-- BEGIN --
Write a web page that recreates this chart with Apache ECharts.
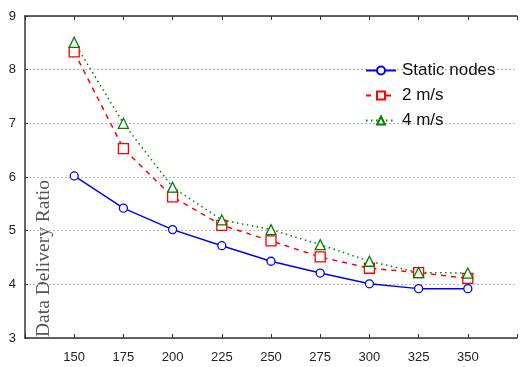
<!DOCTYPE html>
<html>
<head>
<meta charset="utf-8">
<script src="https://cdn.jsdelivr.net/npm/echarts@6/dist/echarts.min.js"></script>
<style>
  html, body { margin: 0; padding: 0; background: #fff; }
  #chart { width: 520px; height: 367px; }
</style>
</head>
<body>
<div id="chart"></div>
<script>
// node counts on the x axis
const nodeCounts = [150, 175, 200, 225, 250, 275, 300, 325, 350];
const yTicks = [3, 4, 5, 6, 7, 8, 9];

const staticNodes = [6.02, 5.42, 5.02, 4.72, 4.43, 4.21, 4.01, 3.92, 3.92];
const speed2 = [8.33, 6.53, 5.63, 5.1, 4.81, 4.51, 4.3, 4.22, 4.11];
const speed4 = [8.51, 7.0, 5.81, 5.2, 5.02, 4.74, 4.43, 4.22, 4.21];

function pairs(vals) {
  return nodeCounts.map((x, i) => [x, vals[i]]);
}

const chart = echarts.init(document.getElementById('chart'));

const font = 'Liberation Sans, Arial, sans-serif';

const option = {
  animation: false,
  grid: { left: 25, right: 0, top: 16, bottom: 29 },
  legend: {
    orient: 'vertical',
    left: 360,
    top: 57,
    itemWidth: 30,
    itemHeight: 10,
    itemGap: 8,
    textStyle: { fontFamily: font, fontSize: 17, color: '#111', padding: [0, 0, 0, 1] },
    data: ['Static nodes', '2 m/s', '4 m/s']
  },
  xAxis: [
    {
      type: 'value',
      min: 125,
      max: 375,
      interval: 25,
      position: 'bottom',
      axisLine: { show: true, lineStyle: { color: '#333', width: 1.5 } },
      axisTick: { show: true, inside: true, length: 4, lineStyle: { color: '#333' } },
      axisLabel: {
        fontFamily: font,
        fontSize: 13,
        color: '#222',
        margin: 13,
        formatter: v => (v < 150 || v > 350 ? '' : String(v))
      },
      splitLine: { show: false }
    },
    {
      type: 'value',
      min: 125,
      max: 375,
      interval: 25,
      position: 'top',
      axisLine: { show: true, lineStyle: { color: '#333', width: 1.5 } },
      axisTick: { show: true, inside: true, length: 4, lineStyle: { color: '#333' } },
      axisLabel: { show: false },
      splitLine: { show: false }
    }
  ],
  yAxis: {
    type: 'value',
    min: yTicks[0],
    max: yTicks[yTicks.length - 1],
    interval: 1,
    axisLine: { show: true, lineStyle: { color: '#333', width: 1.5 } },
    axisTick: { show: true, inside: true, length: 3, lineStyle: { color: '#333' } },
    axisLabel: { fontFamily: font, fontSize: 13, color: '#222', margin: 9 },
    splitLine: { show: true, lineStyle: { color: '#bbb', type: [2, 2], width: 1 } }
  },
  graphic: [
    {
      type: 'text',
      x: 34,
      y: 337,
      rotation: Math.PI / 2,
      style: {
        text: 'Data Delivery Ratio',
        fontFamily: 'Liberation Serif, Times New Roman, serif',
        fontSize: 19.5,
        fill: '#555',
        textAlign: 'left',
        textVerticalAlign: 'top'
      }
    }
  ],
  series: [
    {
      name: 'Static nodes',
      type: 'line',
      data: pairs(staticNodes),
      symbol: 'circle',
      symbolSize: 8,
      color: '#0000ff',
      itemStyle: { color: '#fff', borderColor: '#0000ff', borderWidth: 1.3 },
      lineStyle: { color: '#0000ff', width: 1.5, type: 'solid' }
    },
    {
      name: '2 m/s',
      type: 'line',
      data: pairs(speed2),
      symbol: 'rect',
      symbolSize: 10,
      color: '#ff0000',
      itemStyle: { color: '#fff', borderColor: '#ff0000', borderWidth: 1.3 },
      lineStyle: { color: '#ff0000', width: 1.5, type: [5, 5] }
    },
    {
      name: '4 m/s',
      type: 'line',
      data: pairs(speed4),
      symbol: 'triangle',
      symbolSize: 10,
      color: '#008000',
      itemStyle: { color: '#fff', borderColor: '#008000', borderWidth: 1.3 },
      lineStyle: { color: '#008000', width: 1.5, type: [1.5, 3.5] }
    }
  ]
};

chart.setOption(option);
</script>
</body>
</html>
-- END --
### Aim of the task
Omit the pictures, then quote the rest of the material above exactly.

### Solution to this exercise
Write a web page that recreates this chart with Apache ECharts.
<!DOCTYPE html>
<html>
<head>
<meta charset="utf-8">
<script src="https://cdn.jsdelivr.net/npm/echarts@6/dist/echarts.min.js"></script>
<style>
  html, body { margin: 0; padding: 0; background: #fff; }
  #chart { width: 520px; height: 367px; }
</style>
</head>
<body>
<div id="chart"></div>
<script>
// node counts on the x axis
const nodeCounts = [150, 175, 200, 225, 250, 275, 300, 325, 350];
const yTicks = [3, 4, 5, 6, 7, 8, 9];

const staticNodes = [6.02, 5.42, 5.02, 4.72, 4.43, 4.21, 4.01, 3.92, 3.92];
const speed2 = [8.33, 6.53, 5.63, 5.1, 4.81, 4.51, 4.3, 4.22, 4.11];
const speed4 = [8.51, 7.0, 5.81, 5.2, 5.02, 4.74, 4.43, 4.22, 4.21];

function pairs(vals) {
  return nodeCounts.map((x, i) => [x, vals[i]]);
}

const chart = echarts.init(document.getElementById('chart'));

const font = 'Liberation Sans, Arial, sans-serif';

const option = {
  animation: false,
  grid: { left: 25, right: 0, top: 16, bottom: 29 },
  legend: {
    orient: 'vertical',
    left: 360,
    top: 57,
    itemWidth: 30,
    itemHeight: 10,
    itemGap: 8,
    textStyle: { fontFamily: font, fontSize: 17, color: '#111', padding: [0, 0, 0, 1] },
    data: ['Static nodes', '2 m/s', '4 m/s']
  },
  xAxis: [
    {
      type: 'value',
      min: 125,
      max: 375,
      interval: 25,
      position: 'bottom',
      axisLine: { show: true, lineStyle: { color: '#333', width: 1.5 } },
      axisTick: { show: true, inside: true, length: 4, lineStyle: { color: '#333' } },
      axisLabel: {
        fontFamily: font,
        fontSize: 13,
        color: '#222',
        margin: 13,
        formatter: v => (v < 150 || v > 350 ? '' : String(v))
      },
      splitLine: { show: false }
    },
    {
      type: 'value',
      min: 125,
      max: 375,
      interval: 25,
      position: 'top',
      axisLine: { show: true, lineStyle: { color: '#333', width: 1.5 } },
      axisTick: { show: true, inside: true, length: 4, lineStyle: { color: '#333' } },
      axisLabel: { show: false },
      splitLine: { show: false }
    }
  ],
  yAxis: {
    type: 'value',
    min: yTicks[0],
    max: yTicks[yTicks.length - 1],
    interval: 1,
    axisLine: { show: true, lineStyle: { color: '#333', width: 1.5 } },
    axisTick: { show: true, inside: true, length: 3, lineStyle: { color: '#333' } },
    axisLabel: { fontFamily: font, fontSize: 13, color: '#222', margin: 9 },
    splitLine: { show: true, lineStyle: { color: '#bbb', type: [2, 2], width: 1 } }
  },
  graphic: [
    {
      type: 'text',
      x: 34,
      y: 337,
      rotation: Math.PI / 2,
      style: {
        text: 'Data Delivery Ratio',
        fontFamily: 'Liberation Serif, Times New Roman, serif',
        fontSize: 19.5,
        fill: '#555',
        textAlign: 'left',
        textVerticalAlign: 'top'
      }
    }
  ],
  series: [
    {
      name: 'Static nodes',
      type: 'line',
      data: pairs(staticNodes),
      symbol: 'circle',
      symbolSize: 8,
      color: '#0000ff',
      itemStyle: { color: '#fff', borderColor: '#0000ff', borderWidth: 1.3 },
      lineStyle: { color: '#0000ff', width: 1.5, type: 'solid' }
    },
    {
      name: '2 m/s',
      type: 'line',
      data: pairs(speed2),
      symbol: 'rect',
      symbolSize: 10,
      color: '#ff0000',
      itemStyle: { color: '#fff', borderColor: '#ff0000', borderWidth: 1.3 },
      lineStyle: { color: '#ff0000', width: 1.5, type: [5, 5] }
    },
    {
      name: '4 m/s',
      type: 'line',
      data: pairs(speed4),
      symbol: 'triangle',
      symbolSize: 10,
      color: '#008000',
      itemStyle: { color: '#fff', borderColor: '#008000', borderWidth: 1.3 },
      lineStyle: { color: '#008000', width: 1.5, type: [1.5, 3.5] }
    }
  ]
};

chart.setOption(option);
</script>
</body>
</html>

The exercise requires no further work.